社会福祉法人 東香会
渋谷東しぜんの国こども園
保育士・アトリエ担当
河合 宣さん

かわい のぶ▶香川県出身。京都芸術大学(当時は京都造形芸術大学)芸術学部こども芸術学科で保育士資格を取得。卒業後、2016年から社会福祉法人東香会 しぜんの国保育園で保育士を3年間勤めた後、2019年に渋谷東しぜんの国こども園に異動。現在は同園で保育業務と「アトリエ」を担当する。
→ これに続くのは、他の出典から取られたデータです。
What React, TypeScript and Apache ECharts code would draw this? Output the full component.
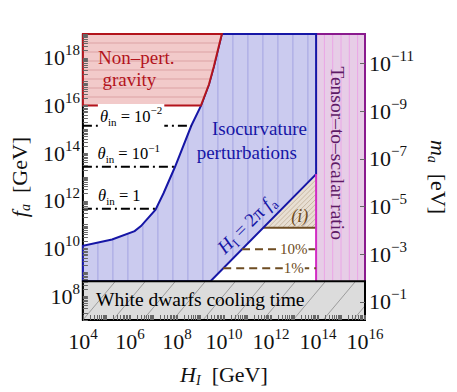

子どもの心が動いた瞬間をどれだけキャッチできるか、アプローチをどれだけ丁寧にやれるか、心がけています
美術の知識と経験を保育に活かし「アトリエ」の担当に
―現在のお仕事についてご説明ください。
保育士と、「アトリエ」の担当をしています。このこども園には「アトリエ」といって、子どもたちが自由に創作や表現をすることで、心を豊かにするための専用スペースがあります。例えば私がアトリエで絵を描いたり、粘土をこねていたりすると、子どもたちが集まってくるので、一緒に描いたり作ったりをします。
また紙や粘土以外にも、金づちやペンチなどの道具、針金や鉄くず、壊れた何かの部品といった「素材」もアトリエには置いてあり、それらを使ってみんながものづくりをする時の手伝いも行います。アトリエにいない時は、いろんなクラスに入って保育をしています。
アトリエにて、河合さんと子どもたち
―保育の道に進んだきっかけは?
高校の頃から美術の分野に憧れていたのですが、子どもとふれあうことも好きだったので、悩んだ末に芸術も保育も学べる京都芸術大学に進学しました。その後、就職活動時に美術か保育かまた悩みましたが、大学の説明会で知ったしぜんの国保育園が、園内に「アトリエ」という場所を作って、そこで子どもたちが積極的に表現活動をできるよう取り組んでいると知り、働いてみたくなって採用試験を受けました。
保育士となってからは、美術の知識と経験を保育の仕事に活かしていましたが、今のこども園を新設するとなった際、園の理事長から「新しいこども園でもアトリエを作りますがやってみませんか?」と声をかけていただいて、ここの担当となりました。
あの子の表現の一部になれたのかな?
―これまでのお仕事の中で、印象深かったことは?
以前、絵があまり得意じゃなかった子がいて、ある日私がアトリエで絵を描いていると、ほかの子たちにまじってその子も「ぼくもやってみたい」と来て、それからよく一緒に怪獣を絵に描いたり、粘土で作ったりをするようになりました。そのうちに彼はめきめきと絵が上達して、それが他の子にも伝わって、みんなから憧れられるようになりました。
彼の卒園後にお母さんとお会いする機会があり、(彼が)アトリエに行くようになってから絵を描くことやものづくりがとても好きになりました、とお話を聞き、その時、自分もあの子の表現の一部になれたのかな?と思いました。
大事なのは、子どもが何を表現したかったか
そこを理解し、寄りそうこと
―アトリエにおいて、意識していることは?
子どもたちは、アトリエにあるいろんなものからインスピレーションを受け、誰にも言われず自分たちで考え、表現します。その時大事なのは、その子は何を表現したくてその素材を選び、どう描き、作ったのか、という点です。
できた作品の見た目や完成度は関係なくて、その子はどういう思いからその表現に至ったのか。そこを理解し、寄りそうことが重要なんです。子どもの心が動いた瞬間をどれだけキャッチできるか、その心の想いから表現が生まれる過程へのアプローチをどれだけ丁寧にやれるか。そこを常に心がけています。